While the Blue Jays have done well signing free agent starting pitching, sustained success depends on internal contributions as well. Since 2016, the Blue Jays haven’t had seen enough of their draft picks emerge as MLB contributors.
Pair that with a complete absence of international pitching developed over the same period and it’s a major organizational shortcoming. And regardless of how they got here, this is not where the Blue Jays expected to be. In 2015, months after taking over as team president, Shapiro remarked on what he perceived as a lack of minor-league depth built by his predecessor, Alex Anthopoulos.
“There were five (triple-A) guys named blank,” Shapiro said at the time. “The guys named blank don’t contribute many innings. We had to deal with that challenge and we’re creatively trying to address it.”
Eight and a half years later, though, the Blue Jays found themselves using reliever Trevor Richards as a stopgap starting pitcher for the second year in a row — not a position they would have been in if they had developed minor-league pitchers they trust. Ideally, the Blue Jays would have had optionable arms capable of filling in those gaps, but that simply hasn’t been the case.
As a collective, their pitching staff ranks 22nd in MLB with a 4.32 ERA. Due in part to their pitching issues, the Blue Jays are now 41-50 with 1.9 per cent playoff odds, according to FanGraphs.

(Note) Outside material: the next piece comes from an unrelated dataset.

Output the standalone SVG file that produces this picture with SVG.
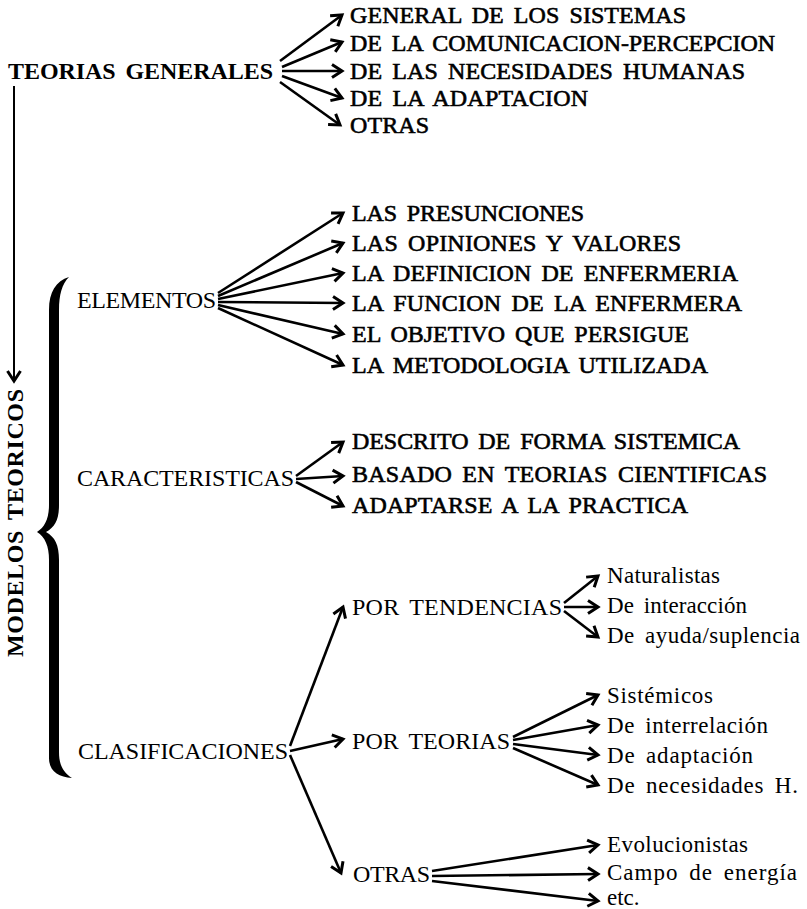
<svg xmlns="http://www.w3.org/2000/svg" width="807" height="909" viewBox="0 0 807 909">
<style>
.t{font-family:"Liberation Serif",Tinos,"Times New Roman",serif;font-size:24px;fill:#000}
.s{font-size:23px}
.b{font-weight:bold}
.h{stroke:#000;stroke-width:0.6}
.w{word-spacing:4px}
#connectors line{stroke:#000;stroke-width:2.6;fill:none;marker-end:url(#ah)}
</style>
<defs>
<marker id="ah" markerUnits="userSpaceOnUse" viewBox="-14 -9 16 18" refX="0" refY="0" markerWidth="16" markerHeight="18" orient="auto" overflow="visible">
<path d="M-10,-6.5 L0,0 L-10,6.5" fill="none" stroke="#000" stroke-width="3"/>
</marker>
</defs>
<rect width="807" height="909" fill="#fff"/>

<g id="teorias-generales">
<text class="t b w" x="8" y="79" textLength="265">TEORIAS GENERALES</text>
</g>
<g id="tg-items">
<text class="t h w" x="350" y="23" textLength="336">GENERAL DE LOS SISTEMAS</text>
<text class="t h w" x="350" y="51" textLength="425">DE LA COMUNICACION-PERCEPCION</text>
<text class="t h w" x="350" y="79" textLength="395">DE LAS NECESIDADES HUMANAS</text>
<text class="t h w" x="350" y="106" textLength="238">DE LA ADAPTACION</text>
<text class="t h w" x="350" y="133" textLength="79">OTRAS</text>
</g>

<g id="modelos-teoricos">
<text class="t b w" transform="translate(23,657) rotate(-90)" x="0" y="0" textLength="268">MODELOS TEORICOS</text>
<path d="M69,277 C56,281 49,292 49,310 L49,505 C49,518 45,527 37,532 C45,537 49,546 49,560 L49,758 C49,771 58,777 72,778 C63,772 59,765 59,752 L59,560 C59,545 55,537 46,532 C55,527 59,520 59,505 L59,310 C59,295 62,284 69,277 Z" fill="#000"/>
</g>

<g id="elementos">
<text class="t w" x="77" y="308" textLength="139">ELEMENTOS</text>
</g>
<g id="elementos-items">
<text class="t h w" x="352" y="221" textLength="232">LAS PRESUNCIONES</text>
<text class="t h w" x="352" y="251" textLength="329">LAS OPINIONES Y VALORES</text>
<text class="t h w" x="352" y="281" textLength="386">LA DEFINICION DE ENFERMERIA</text>
<text class="t h w" x="352" y="311" textLength="390">LA FUNCION DE LA ENFERMERA</text>
<text class="t h w" x="352" y="342" textLength="337">EL OBJETIVO QUE PERSIGUE</text>
<text class="t h w" x="352" y="373" textLength="356">LA METODOLOGIA UTILIZADA</text>
</g>

<g id="caracteristicas">
<text class="t w" x="77" y="486" textLength="217">CARACTERISTICAS</text>
</g>
<g id="caracteristicas-items">
<text class="t h w" x="352" y="449" textLength="388">DESCRITO DE FORMA SISTEMICA</text>
<text class="t h w" x="352" y="482" textLength="415">BASADO EN TEORIAS CIENTIFICAS</text>
<text class="t h w" x="352" y="513" textLength="336">ADAPTARSE A LA PRACTICA</text>
</g>

<g id="clasificaciones">
<text class="t w" x="78" y="759" textLength="210">CLASIFICACIONES</text>
</g>
<g id="por-tendencias">
<text class="t w" x="352" y="615" textLength="210">POR TENDENCIAS</text>
</g>
<g id="por-teorias">
<text class="t w" x="352" y="749" textLength="158">POR TEORIAS</text>
</g>
<g id="otras">
<text class="t w" x="353" y="882" textLength="77">OTRAS</text>
</g>

<g id="tendencias-items">
<text class="t s w" x="607" y="583" textLength="113">Naturalistas</text>
<text class="t s w" x="607" y="613" textLength="140">De interacción</text>
<text class="t s w" x="607" y="643" textLength="193">De ayuda/suplencia</text>
</g>
<g id="teorias-items">
<text class="t s w" x="607" y="703" textLength="106">Sistémicos</text>
<text class="t s w" x="607" y="733" textLength="161">De interrelación</text>
<text class="t s w" x="607" y="763" textLength="146">De adaptación</text>
<text class="t s w" x="607" y="793" textLength="191">De necesidades H.</text>
</g>
<g id="otras-items">
<text class="t s w" x="607" y="852" textLength="141">Evolucionistas</text>
<text class="t s w" x="607" y="880" textLength="190">Campo de energía</text>
<text class="t s" x="607" y="905">etc.</text>
</g>

<g id="connectors">
<line x1="14" y1="86" x2="14" y2="381" style="stroke-width:2"/>
<line x1="280" y1="61" x2="342" y2="15"/>
<line x1="282" y1="67" x2="342" y2="42"/>
<line x1="282" y1="71" x2="342" y2="71"/>
<line x1="282" y1="76" x2="342" y2="98"/>
<line x1="280" y1="82" x2="340" y2="125"/>

<line x1="218" y1="293" x2="343" y2="213"/>
<line x1="218" y1="296" x2="343" y2="243"/>
<line x1="218" y1="299" x2="343" y2="273"/>
<line x1="218" y1="302" x2="343" y2="303"/>
<line x1="218" y1="305" x2="343" y2="334"/>
<line x1="218" y1="308" x2="343" y2="365"/>

<line x1="296" y1="476" x2="343" y2="442"/>
<line x1="296" y1="479" x2="343" y2="476"/>
<line x1="296" y1="482" x2="343" y2="506"/>

<line x1="290" y1="746" x2="343" y2="607"/>
<line x1="290" y1="751" x2="343" y2="739"/>
<line x1="290" y1="755" x2="341" y2="873"/>

<line x1="564" y1="603" x2="598" y2="576"/>
<line x1="564" y1="607" x2="598" y2="607"/>
<line x1="564" y1="611" x2="598" y2="637"/>

<line x1="513" y1="737" x2="598" y2="695"/>
<line x1="513" y1="740" x2="598" y2="725"/>
<line x1="513" y1="744" x2="598" y2="755"/>
<line x1="513" y1="748" x2="598" y2="785"/>

<line x1="432" y1="871" x2="598" y2="845"/>
<line x1="432" y1="876" x2="598" y2="874"/>
<line x1="432" y1="881" x2="598" y2="901"/>
</g>
</svg>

With all this in mind, there’s a clear connection between the lack of production from the draft and the current state of the organization. The Blue Jays’ way of doing things may well be better now, but they need that to translate into better players and prospects. On Sunday, the ninth draft under the current front office, a precious chance will emerge to find more talent at the amateur level. The organization certainly needs the boost.